De rechtbank Maastricht gaat kijken in het huis van de Sittardse familie L., die wordt verdacht van de ‘zoutzuurmoorden’. In de woning in het Duitse Tudderen zouden de 24-jarige Alan Gergeri en de 29-jarige Mouhammed al-Jader zijn vermoord. De lichamen van de twee Irakezen zouden zijn opgelost in zoutzuur en door het riool zijn gespoeld.

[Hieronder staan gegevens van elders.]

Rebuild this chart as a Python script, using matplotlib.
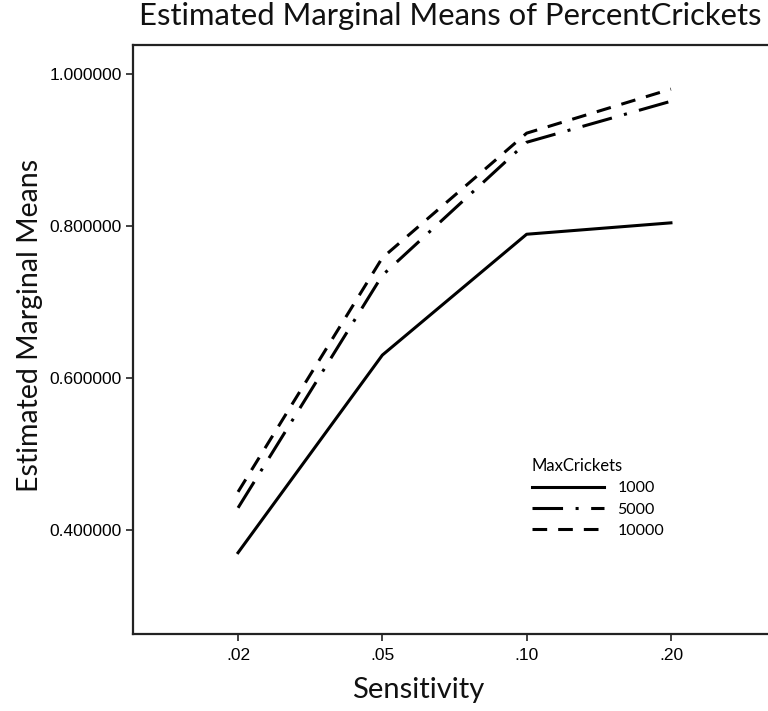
import matplotlib.pyplot as plt
import numpy as np

# data
sensitivity = ['.02', '.05', '.10', '.20']
max_crickets = ['1000', '5000', '10000']
means_1000 = [0.370, 0.630, 0.789, 0.804]
means_5000 = [0.429, 0.735, 0.910, 0.964]
means_10000 = [0.450, 0.758, 0.922, 0.980]
y_ticks = [0.4, 0.6, 0.8, 1.0]

W, H = 768, 711
fig = plt.figure(figsize=(W / 100, H / 100), dpi=100)
# axes box in pixels: left 133, top 45, bottom 634, right just past the edge
ax = fig.add_axes([133 / W, 1 - 634 / H, (776 - 133) / W, (634 - 45) / H])

x = np.arange(1, len(sensitivity) + 1)
lw = 2.2
ax.plot(x, means_1000, color='black', lw=lw, linestyle='-', label=max_crickets[0])
ax.plot(x, means_5000, color='black', lw=lw, linestyle=(0, (10, 4.1, 1, 4.1)), label=max_crickets[1])
ax.plot(x, means_10000, color='black', lw=lw, linestyle=(0, (4.8, 3.6)), label=max_crickets[2])

ax.set_xlim(0.272, 4.728)
ax.set_ylim(0.263, 1.038)
ax.set_xticks(x)
ax.set_xticklabels(sensitivity)
ax.set_yticks(y_ticks)
ax.set_yticklabels(['%.6f' % v for v in y_ticks])

ax.spines['right'].set_visible(False)
for s in ['left', 'bottom', 'top']:
    ax.spines[s].set_linewidth(1.6)
    ax.spines[s].set_color('#222222')

for lab in ax.get_xticklabels() + ax.get_yticklabels():
    lab.set_fontfamily('Liberation Sans')
    lab.set_fontsize(12.5)
ax.tick_params(axis='both', length=5, width=1.2, color='#222222', pad=3)
ax.tick_params(axis='x', pad=5)

# axis labels and title placed in figure pixels
fig.text(418 / W, 1 - 690 / H, 'Sensitivity', family='Lato', fontsize=21,
         ha='center', va='center', color='#111111')
fig.text(30 / W, 1 - 325 / H, 'Estimated Marginal Means', family='Lato', fontsize=20.5,
         rotation=90, ha='center', va='center', color='#111111')
fig.text(450 / W, 1 - 16 / H, 'Estimated Marginal Means of PercentCrickets',
         family='Lato', fontsize=22.3, ha='center', va='center', color='#111111')

leg = ax.legend(title='MaxCrickets', frameon=False, loc='upper left',
                bbox_to_anchor=(519 / W, 1 - 445 / H), bbox_transform=fig.transFigure,
                handlelength=4.5, handletextpad=0.85, labelspacing=0.45,
                alignment='left', borderpad=0.3,
                prop=dict(family='Lato', size=11.5))
leg.get_title().set_fontfamily('Lato')
leg.get_title().set_fontsize(12)

plt.savefig('out.png', dpi=100)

De rechtbank gaat een zogeheten schouw houden, omdat meerdere verdachten hebben gezegd dat zij een verklaring willen afleggen. Gergeri zou in de zomer van 2009 zijn vermoord en Mouhammed al-Jader in augustus 2011.

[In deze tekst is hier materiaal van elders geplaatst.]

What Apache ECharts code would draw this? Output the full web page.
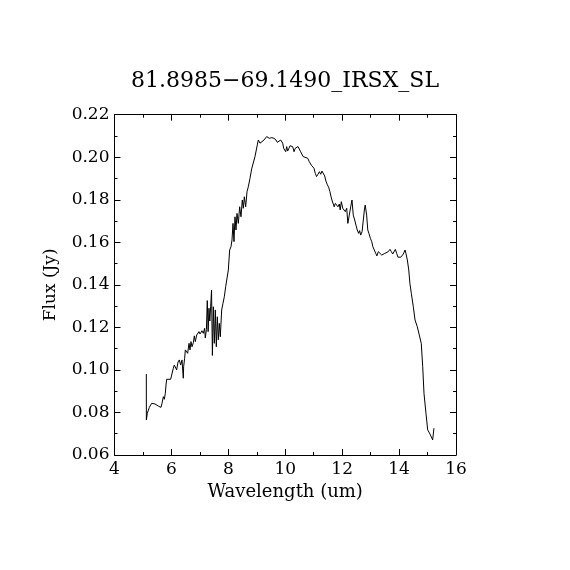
<!DOCTYPE html>
<html>
<head>
<meta charset="utf-8">
<script src="https://cdn.jsdelivr.net/npm/echarts@6/dist/echarts.min.js"></script>
<style>
html,body{margin:0;padding:0;background:#fff;}
#chart{width:570px;height:570px;}
</style>
</head>
<body>
<div id="chart"></div>
<script>
var titleText = '81.8985\u221269.1490_IRSX_SL';
var xTicks = [4, 6, 8, 10, 12, 14, 16];
var yTicks = [0.06, 0.08, 0.10, 0.12, 0.14, 0.16, 0.18, 0.20, 0.22];
var wavelength = [
5.118,5.120,5.154,5.224,5.306,5.364,5.423,5.482,5.540,5.599,5.634,5.669,5.716,5.751,5.786,5.810,5.833,5.891,5.974,6.009,
6.067,6.102,6.137,6.184,6.231,6.278,6.325,6.372,6.418,6.430,6.465,6.489,6.536,6.571,6.618,6.653,6.688,6.723,6.770,6.805,
6.840,6.887,6.934,6.969,7.004,7.074,7.121,7.168,7.190,7.230,7.260,7.290,7.320,7.350,7.380,7.410,7.440,7.473,7.508,7.543,
7.578,7.613,7.648,7.683,7.718,7.766,7.812,7.859,7.906,7.953,8.000,8.047,8.093,8.129,8.164,8.199,8.234,8.269,8.304,8.351,
8.398,8.445,8.491,8.527,8.562,8.609,8.656,8.702,8.761,8.820,8.937,9.018,9.053,9.113,9.172,9.253,9.348,9.440,9.524,9.604,
9.675,9.720,9.790,9.840,9.875,9.910,9.945,9.980,10.015,10.050,10.085,10.130,10.167,10.210,10.260,10.310,10.350,10.400,10.450,10.490,
10.540,10.590,10.630,10.700,10.790,10.845,10.890,10.915,10.960,11.010,11.056,11.100,11.150,11.200,11.245,11.290,11.340,11.385,11.430,11.480,
11.525,11.570,11.610,11.640,11.690,11.720,11.760,11.810,11.850,11.900,11.930,11.970,12.020,12.060,12.110,12.160,12.200,12.250,12.300,12.345,
12.390,12.440,12.485,12.530,12.580,12.615,12.650,12.700,12.740,12.780,12.810,12.860,12.900,12.940,12.990,13.040,13.080,13.130,13.180,13.220,
13.270,13.330,13.390,13.445,13.500,13.560,13.620,13.680,13.730,13.775,13.820,13.870,13.915,13.960,14.010,14.060,14.100,14.150,14.210,14.240,
14.290,14.340,14.380,14.430,14.500,14.560,14.640,14.710,14.780,14.830,14.875,14.945,15.005,15.085,15.180,15.225
];
var flux = [
0.0981,0.0765,0.0796,0.0824,0.0843,0.0849,0.0840,0.0846,0.0830,0.0837,0.0824,0.0843,0.0874,0.0862,0.0890,0.0929,0.0956,0.0953,0.0956,0.0976,
0.1008,0.1023,0.1031,0.1000,0.1037,0.1047,0.1023,0.1047,0.0961,0.1015,0.1055,0.1094,0.1102,0.1078,0.1125,0.1094,0.1133,0.1109,0.1128,0.1160,
0.1133,0.1164,0.1156,0.1180,0.1169,0.1184,0.1172,0.1196,0.1150,0.1190,0.1326,0.1180,0.1290,0.1230,0.1300,0.1376,0.1068,0.1297,0.1125,0.1282,
0.1109,0.1250,0.1141,0.1219,0.1156,0.1282,0.1313,0.1344,0.1391,0.1399,0.1470,0.1564,0.1579,0.1611,0.1689,0.1603,0.1720,0.1658,0.1736,0.1689,
0.1767,0.1720,0.1799,0.1760,0.1814,0.1767,0.1838,0.1861,0.1901,0.1945,0.2003,0.2058,0.2081,0.2066,0.2066,0.2081,0.2097,0.2089,0.2092,0.2089,
0.2081,0.2070,0.2066,0.2081,0.2089,0.2066,0.2042,0.2050,0.2026,0.2050,0.2029,0.2042,0.2054,0.2045,0.2050,0.2026,0.2042,0.2034,0.2050,0.2042,
0.2026,0.2029,0.2003,0.1998,0.1995,0.1979,0.1987,0.1963,0.1960,0.1948,0.1924,0.1909,0.1920,0.1932,0.1920,0.1935,0.1929,0.1912,0.1888,0.1870,
0.1859,0.1838,0.1814,0.1799,0.1802,0.1767,0.1783,0.1775,0.1767,0.1780,0.1752,0.1791,0.1760,0.1767,0.1744,0.1760,0.1689,0.1728,0.1767,0.1799,
0.1728,0.1705,0.1681,0.1658,0.1642,0.1655,0.1634,0.1650,0.1642,0.1752,0.1775,0.1728,0.1658,0.1642,0.1619,0.1603,0.1579,0.1572,0.1548,0.1536,
0.1556,0.1548,0.1540,0.1532,0.1548,0.1551,0.1556,0.1567,0.1556,0.1545,0.1548,0.1567,0.1548,0.1530,0.1536,0.1530,0.1525,0.1545,0.1564,0.1548,
0.1517,0.1470,0.1407,0.1360,0.1297,0.1235,0.1203,0.1164,0.1125,0.1015,0.0890,0.0796,0.0718,0.0699,0.0671,0.0726
];

var pts = wavelength.map(function (w, i) { return [w, flux[i]]; });
var FONT = 'DejaVu Serif';
var axisCommon = {
  axisLine: { show: true, onZero: false, lineStyle: { color: '#000', width: 1 } },
  axisTick: { show: true, inside: true, length: 6, lineStyle: { color: '#000', width: 1 } },
  minorTick: { show: true, splitNumber: 2, length: 3, lineStyle: { color: '#000', width: 1 } },
  splitLine: { show: false },
  minorSplitLine: { show: false }
};
function xAxisDef(pos, labels) {
  return Object.assign({
    type: 'value', position: pos, min: xTicks[0], max: xTicks[xTicks.length - 1],
    interval: xTicks[1] - xTicks[0],
    axisLabel: { show: labels, color: '#000', fontFamily: FONT, fontSize: 17, margin: 6 },
    name: labels ? 'Wavelength (um)' : '', nameLocation: 'middle', nameGap: 25,
    nameTextStyle: { color: '#000', fontFamily: FONT, fontSize: 18 }
  }, axisCommon);
}
function yAxisDef(pos, labels) {
  return Object.assign({
    type: 'value', position: pos, min: yTicks[0], max: yTicks[yTicks.length - 1],
    interval: 0.02,
    axisLabel: { show: labels, color: '#000', fontFamily: FONT, fontSize: 17, margin: 5,
      formatter: function (v) { return v.toFixed(2); } },
    name: labels ? 'Flux (Jy)' : '', nameLocation: 'middle', nameGap: 55,
    nameTextStyle: { color: '#000', fontFamily: FONT, fontSize: 17 }
  }, axisCommon);
}
var chart = echarts.init(document.getElementById('chart'), null, { renderer: 'canvas' });
chart.setOption({
  animation: false,
  backgroundColor: '#fff',
  title: { text: titleText, left: 'center', top: 65,
    textStyle: { color: '#000', fontFamily: FONT, fontWeight: 'normal', fontSize: 22 } },
  grid: { left: 114.5, right: 114, top: 114.7, bottom: 115, containLabel: false },
  xAxis: [xAxisDef('bottom', true), xAxisDef('top', false)],
  yAxis: [yAxisDef('left', true), yAxisDef('right', false)],
  series: [{
    type: 'line', data: pts, xAxisIndex: 0, yAxisIndex: 0,
    showSymbol: false, symbol: 'none',
    lineStyle: { color: '#000', width: 1 }, smooth: false
  }]
});
</script>
</body>
</html>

De familie L. bestaat uit vader Hub, moeder Els, de zonen Michel en Maurice, en de nog altijd voortvluchtige dochter Rachelle. Ron van K., een vriend van de familie, zou hebben meegeholpen om het lijk van Al-Jader te laten verdwijnen. Tot nu toe heeft alleen hij een verklaring afgelegd. De schouw zal pas plaatsvinden nadat Hub L. en zijn zonen Maurice en Michel een verklaring hebben afgelegd.

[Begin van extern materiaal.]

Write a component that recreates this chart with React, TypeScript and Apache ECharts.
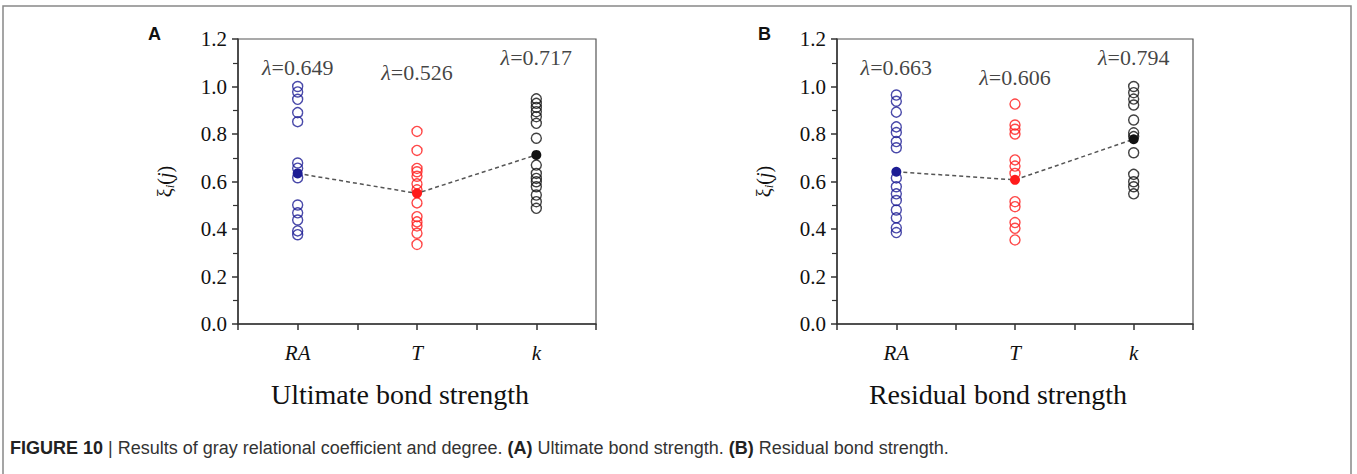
import React, { useEffect, useRef } from "react";
import * as echarts from "echarts";

const categories = ["RA", "T", "k"];
const tickLabels = ["0.0", "0.2", "0.4", "0.6", "0.8", "1.0", "1.2"];

// Panel A: ultimate bond strength (open circles = coefficients)
const ultRA = [1.0, 0.977, 0.946, 0.89, 0.852, 0.678, 0.656, 0.616, 0.501, 0.468, 0.438, 0.392, 0.376];
const ultT = [0.811, 0.731, 0.655, 0.641, 0.622, 0.59, 0.565, 0.51, 0.452, 0.43, 0.413, 0.382, 0.335];
const ultK = [0.948, 0.929, 0.912, 0.894, 0.873, 0.845, 0.782, 0.669, 0.634, 0.613, 0.599, 0.578, 0.543, 0.515, 0.487];
const ultMean = [0.634, 0.55, 0.712];
const ultLambda = ["0.649", "0.526", "0.717"];

// Panel B: residual bond strength
const resRA = [0.964, 0.938, 0.892, 0.83, 0.806, 0.768, 0.742, 0.615, 0.578, 0.548, 0.52, 0.48, 0.447, 0.405, 0.385];
const resT = [0.926, 0.838, 0.82, 0.8, 0.691, 0.665, 0.634, 0.515, 0.494, 0.427, 0.403, 0.354];
const resK = [1.0, 0.974, 0.947, 0.922, 0.859, 0.805, 0.789, 0.721, 0.63, 0.599, 0.578, 0.548];
const resMean = [0.641, 0.607, 0.778];
const resLambda = ["0.663", "0.606", "0.794"];

// label heights (in axis units) for the λ annotations
const ultLambdaY = [1.078, 1.057, 1.124];
const resLambdaY = [1.078, 1.04, 1.124];

const COLORS = ["#1c1c94", "#ff1a1a", "#111111"];
const SERIF = "'Liberation Serif', 'Times New Roman', serif";
const SANS = "'Liberation Sans', Arial, sans-serif";

function catX(i: number) {
  return i * 2 + 1;
}

function panelSeries(idx: number, groups: number[][], mean: number[], lambda: string[], lambdaY: number[]) {
  const out: any[] = [];
  groups.forEach((vals, gi) => {
    out.push({
      type: "scatter",
      xAxisIndex: idx,
      yAxisIndex: idx,
      symbol: "circle",
      symbolSize: 10,
      itemStyle: { color: "rgba(0,0,0,0)", borderColor: COLORS[gi], borderWidth: 1.4 },
      data: vals.map((v) => [catX(gi), v]),
      z: 2,
    });
  });
  out.push({
    type: "line",
    xAxisIndex: idx,
    yAxisIndex: idx,
    symbol: "circle",
    symbolSize: 10,
    lineStyle: { color: "#555", width: 1.5, type: [4, 3] },
    data: mean.map((v, i) => ({ value: [catX(i), v], itemStyle: { color: COLORS[i], borderWidth: 0 } })),
    z: 3,
  });
  out.push({
    type: "scatter",
    xAxisIndex: idx,
    yAxisIndex: idx,
    symbolSize: 0,
    silent: true,
    data: lambda.map((l, i) => ({ value: [catX(i), lambdaY[i]], name: l })),
    label: {
      show: true,
      position: "inside",
      formatter: (p: any) => "{l|λ}{n|=" + p.name + "}",
      rich: {
        l: { fontFamily: SERIF, fontSize: 22, fontStyle: "italic", color: "#111" },
        n: { fontFamily: SERIF, fontSize: 22, color: "#111" },
      },
    },
  });
  return out;
}

function xAxisOf(gridIndex: number) {
  return {
    type: "value",
    gridIndex,
    min: 0,
    max: 6,
    interval: 1,
    splitLine: { show: false },
    axisLine: { show: true, onZero: false, lineStyle: { color: "#333", width: 1.5 } },
    axisTick: { show: true, inside: false, length: 6, lineStyle: { color: "#333", width: 1.5 } },
    axisLabel: {
      margin: 18,
      fontFamily: SERIF,
      fontSize: 21,
      fontStyle: "italic",
      color: "#111",
      formatter: (v: number) => (v % 2 === 1 ? categories[(v - 1) / 2] : ""),
    },
  };
}

function yAxisOf(gridIndex: number) {
  return {
    type: "value",
    gridIndex,
    min: 0,
    max: 1.2,
    interval: 0.2,
    name: "{a|ξ}{s|i}{a|(}{j|j}{a|)}",
    nameLocation: "middle",
    nameRotate: 90,
    nameGap: 62,
    nameTextStyle: {
      rich: {
        a: { fontFamily: SERIF, fontSize: 20, color: "#111" },
        j: { fontFamily: SERIF, fontSize: 20, fontStyle: "italic", color: "#111" },
        s: { fontFamily: SERIF, fontSize: 13, fontStyle: "italic", color: "#111", padding: [10, 0, 0, 0] },
      },
    },
    splitLine: { show: false },
    axisLine: { show: true, onZero: false, lineStyle: { color: "#333", width: 1.5 } },
    axisTick: { show: true, inside: false, length: 6, lineStyle: { color: "#333", width: 1.5 } },
    minorTick: { show: true, splitNumber: 2, length: 5, lineStyle: { color: "#333", width: 1.2 } },
    axisLabel: {
      margin: 11,
      fontFamily: SERIF,
      fontSize: 21,
      color: "#111",
      formatter: (v: number) => tickLabels[Math.round(v / 0.2)] ?? "",
    },
  };
}

export default function App() {
  const ref = useRef<HTMLDivElement>(null);
  useEffect(() => {
    document.body.style.margin = "0";
    const chart = echarts.init(ref.current!, null, { renderer: "svg" });
    chart.setOption({
      animation: false,
      backgroundColor: "#fff",
      grid: [
        { left: 238, top: 39, width: 358, height: 285, show: true, borderColor: "#555", borderWidth: 1.2, backgroundColor: "transparent" },
        { left: 837, top: 39, width: 356, height: 285, show: true, borderColor: "#555", borderWidth: 1.2, backgroundColor: "transparent" },
      ],
      xAxis: [xAxisOf(0), xAxisOf(1)],
      yAxis: [yAxisOf(0), yAxisOf(1)],
      series: [
        ...panelSeries(0, [ultRA, ultT, ultK], ultMean, ultLambda, ultLambdaY),
        ...panelSeries(1, [resRA, resT, resK], resMean, resLambda, resLambdaY),
      ],
      graphic: [
        { type: "polyline", shape: { points: [[3, 480], [3, 6], [1351, 6], [1351, 480]] }, style: { stroke: "#888", lineWidth: 1.5, fill: "none" } },
        { type: "text", x: 148, y: 25, style: { text: "A", font: "bold 18px " + SANS, fill: "#111" } },
        { type: "text", x: 758, y: 25, style: { text: "B", font: "bold 18px " + SANS, fill: "#111" } },
        { type: "text", x: 400, y: 394, style: { text: "Ultimate bond strength", font: "28px " + SERIF, fill: "#111", align: "center", verticalAlign: "middle" } },
        { type: "text", x: 998, y: 394, style: { text: "Residual bond strength", font: "28px " + SERIF, fill: "#111", align: "center", verticalAlign: "middle" } },
        {
          type: "text",
          x: 10,
          y: 448,
          style: {
            text: "{b|FIGURE 10} | Results of gray relational coefficient and degree. {b|(A)} Ultimate bond strength. {b|(B)} Residual bond strength.",
            font: "18px " + SANS,
            fill: "#333",
            verticalAlign: "middle",
            rich: {
              b: { fontWeight: "bold", fontSize: 18, fontFamily: SANS, fill: "#222" },
            },
          },
        },
      ],
    });
    return () => chart.dispose();
  }, []);
  return <div ref={ref} style={{ width: 1357, height: 474 }} />;
}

De officier van justitie omschreef de zaak eerder als een ‘godsgruwelijke strafzaak waarin vreselijke dingen zijn gebeurd’.
Gergeri zou met een mes en pikhouweel zijn gedood, al-Jader zou zijn doorzeefd met tientallen kogels. Dagelijks werd in de ton met zoutzuur geroerd, om het proces van oplossen te versnellen. De vloeibare resten van de twee mannen zouden over kleine emmers zijn verdeeld en weggespoeld.
Al-Jader was de vriend van Rachelle en zou voortdurend geld hebben geëist, omdat hij op de hoogte zou zijn van criminele activiteiten van de familie. Asielzoeker Gergeri zou Maurice, de jongste zoon van het gezin L., hebben verkracht.